How do you prove that co-variance is a linear operator?

Question

I mean how do you prove linearity property of co-variances with a proper domain and range?

Answer 1

In fact, it is a bilinear operator, meaning that its domain is the product of two vector spaces, and it is linear in each entry:

Let $L^2(\Omega;\mathbb{R})$ (just $L^2$ for short) be the vector space of real-valued random variables s.t. $E[\vert X \vert^2] < \infty$. Then we have $\text{Cov}: L^2 \times L^2 \rightarrow \mathbb{R}$ via $\text{Cov}(X,Y) = E[(X - E[X])(Y - E[Y]))$ is bilinear.

I will prove the linearity for the first entry - symmetry of the operator then implies linearity in the second.

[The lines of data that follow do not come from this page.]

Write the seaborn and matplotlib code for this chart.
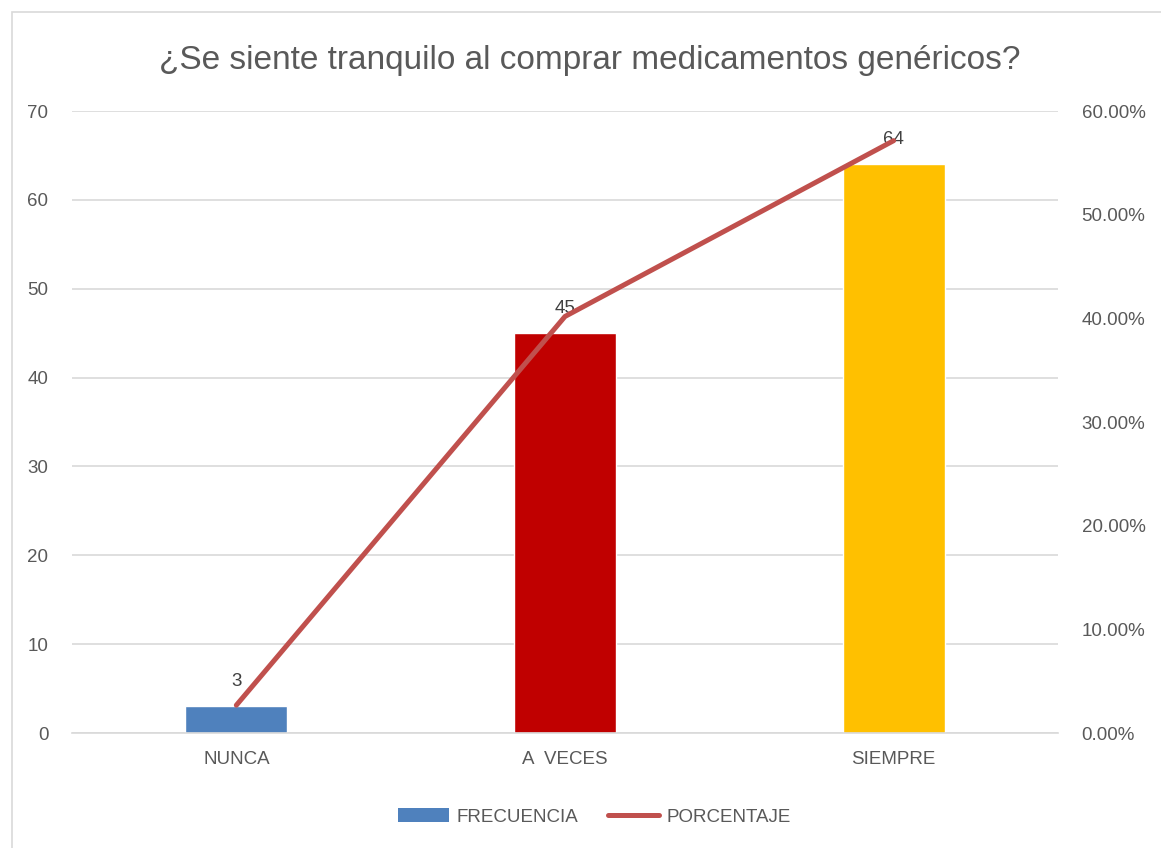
import matplotlib
matplotlib.use("Agg")
import matplotlib.pyplot as plt
import seaborn as sns
import pandas as pd
from matplotlib.patches import Rectangle, Patch
from matplotlib.lines import Line2D
from matplotlib.ticker import FuncFormatter

categories = ["NUNCA", "A  VECES", "SIEMPRE"]
frecuencia = [3, 45, 64]
porcentaje = [0.0268, 0.4018, 0.5714]
bar_colors = ["#4F81BD", "#C00000", "#FFC000"]

sns.set_theme(style="white")
plt.rcParams['font.family'] = ['Liberation Sans', 'DejaVu Sans']

df = pd.DataFrame({"cat": categories, "frec": frecuencia, "pct": porcentaje})

fig = plt.figure(figsize=(11.61, 8.48), dpi=100)
fig.patches.append(Rectangle((12/1161, -0.01), 1.02, 1 - 12/848 + 0.01, transform=fig.transFigure,
                             fill=False, edgecolor="#D9D9D9", linewidth=1.2))
ax = fig.add_axes([72/1161, 1 - 733/848, (1058-72)/1161, (733-111)/848])

sns.barplot(data=df, x="cat", y="frec", hue="cat", palette=bar_colors, width=0.31,
            legend=False, ax=ax, saturation=1)
ax.set_xlim(-0.5, 2.5)
ax.set_ylim(0, 70)
ax.set_yticks(range(0, 71, 10))
ax.yaxis.grid(True, color="#D9D9D9", linewidth=1.2)
ax.set_axisbelow(True)
for s in ax.spines.values():
    s.set_visible(False)
ax.spines["bottom"].set_visible(True)
ax.spines["bottom"].set_color("#D9D9D9")
ax.spines["bottom"].set_linewidth(1.2)
ax.set_xlabel("")
ax.set_ylabel("")
ax.tick_params(axis="both", length=0, labelsize=13.5, colors="#595959")
ax.tick_params(axis="x", pad=13)
ax.tick_params(axis="y", pad=17)

for i, v in enumerate(frecuencia):
    ax.annotate(str(v), (i, v), xytext=(0, 18), textcoords="offset points", ha="center", va="center",
                fontsize=13.5, color="#404040")

ax2 = ax.twinx()
sns.lineplot(x=[0, 1, 2], y=porcentaje, ax=ax2, color="#C0504D", linewidth=3.6, solid_capstyle="round")
ax2.set_ylim(0, 0.6)
ax2.set_yticks([i / 10 for i in range(7)])
ax2.yaxis.set_major_formatter(FuncFormatter(lambda v, p: f"{v*100:.2f}%"))
ax2.tick_params(axis="y", length=0, labelsize=13.5, colors="#595959", pad=17)
for s in ax2.spines.values():
    s.set_visible(False)
ax2.set_ylabel("")

fig.text(0.508, 1 - 60/848, "¿Se siente tranquilo al comprar medicamentos genéricos?", ha="center", va="center",
         fontsize=24, color="#595959")

handles = [Patch(facecolor="#4F81BD", edgecolor="none"),
           Line2D([0], [0], color="#C0504D", linewidth=3.6, solid_capstyle="round")]
fig.legend(handles, ["FRECUENCIA", "PORCENTAJE"], loc="center", bbox_to_anchor=(0.512, 1 - 817/848),
           ncol=2, frameon=False, fontsize=13.5, labelcolor="#595959", handlelength=2.7,
           handletextpad=0.4, columnspacing=1.6)

fig.savefig("out.png", dpi=100)
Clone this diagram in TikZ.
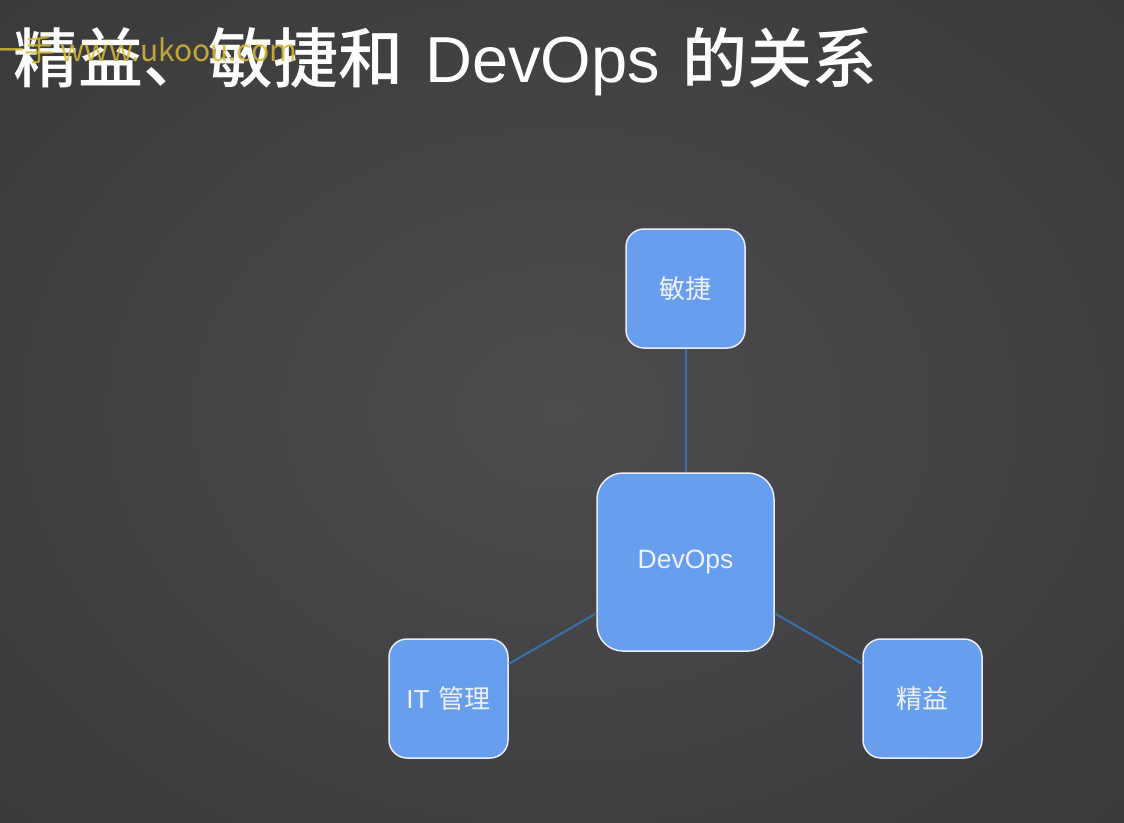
\documentclass[tikz,border=0pt]{standalone}
\usepackage{fontspec}
\newfontfamily\cjk{Noto Sans CJK SC}
\newfontfamily\cjkb{Noto Sans CJK SC Medium}
\newfontfamily\lat{Liberation Sans}
\usetikzlibrary{shadings}
\definecolor{bgin}{RGB}{76,76,79}
\definecolor{bgout}{RGB}{56,56,58}
\definecolor{boxfill}{RGB}{104,158,238}
\definecolor{link}{RGB}{56,112,172}
\definecolor{wm}{RGB}{214,186,50}
\tikzset{
  box/.style={draw=white!92!blue, line width=1.5pt, fill=boxfill, rounded corners=18pt,
    minimum width=119pt, minimum height=119pt, inner sep=0pt, text=white!94!blue,
    font=\cjk\fontsize{26}{30}\selectfont},
  bigbox/.style={box, rounded corners=26pt, minimum width=177pt, minimum height=178pt},
  conn/.style={draw=link, line width=2pt},
}
\begin{document}
\begin{tikzpicture}[x=1pt,y=-1pt]
\useasboundingbox (0,0) rectangle (1124,822);
\shade[inner color=bgin, outer color=bgout] (-300,-250) rectangle (1424,1072);
\node[anchor=base west, text=white, font=\cjkb\fontsize{65}{70}\selectfont, inner sep=0pt] (title) at (13,82) {精益、敏捷和\hspace{22pt}{\lat DevOps}\hspace{22pt}的关系};
\node[anchor=west, text=wm, opacity=0.85, font=\cjk\fontsize{30}{32}\selectfont, inner sep=0pt] (wmark) at (-6,50) {一手 www.ukoou.com};
\node[bigbox, font=\lat\fontsize{26.5}{30}\selectfont] (dev) at (685.5,562) {DevOps};
\node[box] (agile) at (685.5,288.5) {敏捷};
\node[box] (it) at (448.5,698.5) {{\lat IT}\hspace{9pt}管理};
\node[box] (lean) at (922.5,698.5) {精益};
\draw[conn] (dev) -- (agile);
\draw[conn] (dev) -- (it);
\draw[conn] (dev) -- (lean);
\end{tikzpicture}
\end{document}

Let $X_1, X_2 \in L^2$ and $\lambda \in \mathbb{R}$, then $$ \begin{align} \text{Cov}(\lambda X_1 + X_2,Y) &= E[(\lambda X_1 + X_2 - E[\lambda X_1 + X_2])(Y - E[Y])) \\ & = E[\lambda (X_1 - E[X_1])(Y - E[Y])) + (X_2 - E[X_2])(Y - E[Y])) = E[\lambda (X_1 - E[X_1])(Y - E[Y]))] + E[(X_2 - E[X_2])(Y - E[Y])) \\ &=\lambda \text{Cov}(X_1,Y) + \text{Cov}(X_2,Y) \end{align} $$

In essence, it comes down to the fact that the expected value is linear.